Combining cadet forces with state education

Times Online, 5 September 2009

 

State schools and Combined Cadet Forces might seem to make unlikely partners — the CCF is traditionally thought of as an extracurricular activity embraced by public schools — but things are changing on playground-cum-parade ground.

The imbalance began to be corrected in September 2007 when, as part of a three-year trial, the Ministry of Defence, in partnership with the Department for Children, Schools and Families, established six new CCF contingents in state schools.

One of the state schools joining the scheme is the 2,200-pupil Thomas Deacon Academy in Peterborough, where Alan McMurdo, a former Royal Navy officer, is one of a growing band of headteachers who are CCF enthusiasts. He appreciates the scheme for the qualities of confidence, self-reliance, self-discipline, resourcefulness and the sense of service to others that it generates.

Again at the behest of the MoD and DCSF, a pilot scheme is under way in which a handful of London independent schools, including the City of London School, share their CCF facilities with nearby state schools. In City of London’s case, the partner is St Thomas the Apostle College in Peckham, southwest London. Other tie-ups are expected in the coming months.

At City of London this partnership enters its third term next week. Sixteen of the original CCF cohort of 20 from the Peckham School join their City of London contemporaries working towards their initial cadet qualification in subjects such as first aid, weapon safety and shooting proficiency.

“Most of the 16 should gain their proficiency awards by this October,” says the City of London headmaster David Levin. “And we’ll also be joined next week by a new cohort of 20 boys from Peckham, with yet another 20 following next year. On the whole it has been a successful partnership. We may have had to work a little harder than usual to communicate the mindset of the CCF to boys with no tradition at their own school of complying with the expectations of such an organisation, but our own boys derive a huge amount of benefit from the CCF, and it’s great to think that those advantages are now being made available to boys at a Peckham comprehensive.”
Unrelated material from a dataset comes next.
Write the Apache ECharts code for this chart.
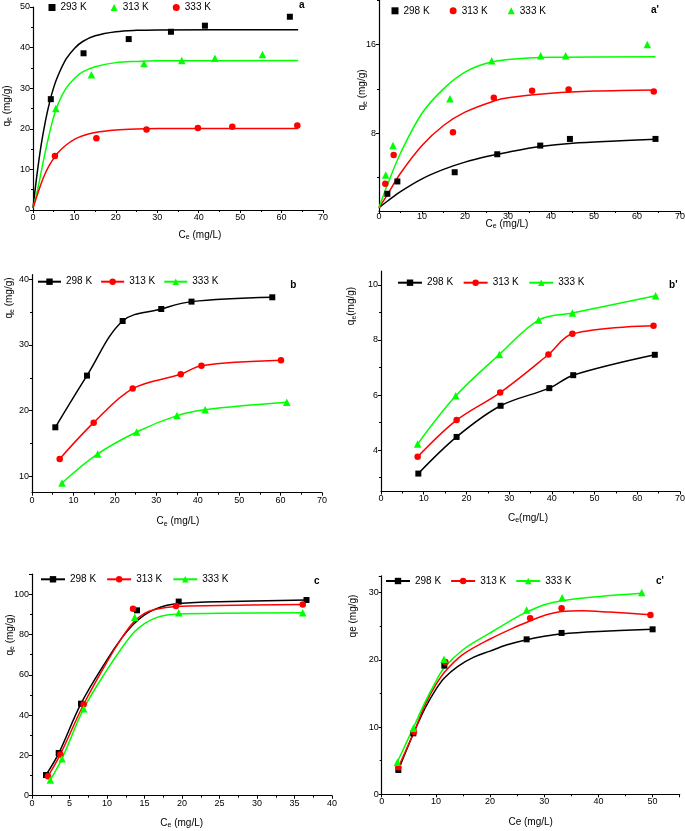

Large numbers of men and women who enjoyed taking part in the MoD’s CCF scheme when they were at an independent school go on to join the Army, Navy or RAF as adults. The British Army is the biggest single employer of Old Etonians, and it can be no coincidence that Eton has the oldest established corps of army cadets of any British school. It was founded as the Eton College rifle corps in 1860 when an invasion of Britain by Napoleon III was feared, and now functions as a CCF contingent with both Army and Royal Navy sections.

High-profile military men who entered the Armed Forces having served in a school CCF include the newly-appointed head of the British Army, General Sir David Richards. He joined the ranks of the CCF at the East Sussex independent school Eastbourne College, eventually becoming senior cadet there, as well as head boy and head of rugby. Now serving as a school governor when his day job permits, he returned last year to deliver a lecture illuminated by his first-hand experience.

Like other independent schools, City of London stresses that the aim of the CCF is not to be a recruiting agency for the regular Forces. Although some of the training is of a military nature, it places more emphasis on practical, outdoor and adventurous training. The headmaster adds: “In response to those critics who fear that the nation’s schools are being used as recruiting grounds, I would have to say that, at City of London anyway, if that is what the MoD are doing, then they have been singularly unsuccessful. I think they’ve recruited one boy from us in the past three years. Although there is a military underscoring to the CCF, with cadets going on parade, engaging in night-time manoeuvres and the rest of it, the main focus of the CCF is on adventurous outdoor activities. The facilities and opportunities are fantastic, particularly for urban boys who don’t otherwise get much chance to gain their glider pilot’s licence, for example.”

At St Dunstan’s College in Catford, southwest London, another participant in the partnership scheme, the main CCF activity throughout the year — shared with a neighbouring state school — is scuba diving. About 20 boys and girls from a new Catholic school, St Matthew Academy, Lewisham, southwest London, are now learning alongside about 200 pupils from St Dunstan’s.

Each, perhaps, will gain as much from the experience as Sir Max Hastings, the journalist and military historian. An enthusiastic member of the Charterhouse School CCF in the 1960s, he has clear views: “Like most normal teenagers of my day, those experiences with the cadet force exposed me to something which every boy — and every girl who wants it — should be allowed to have: adventure.”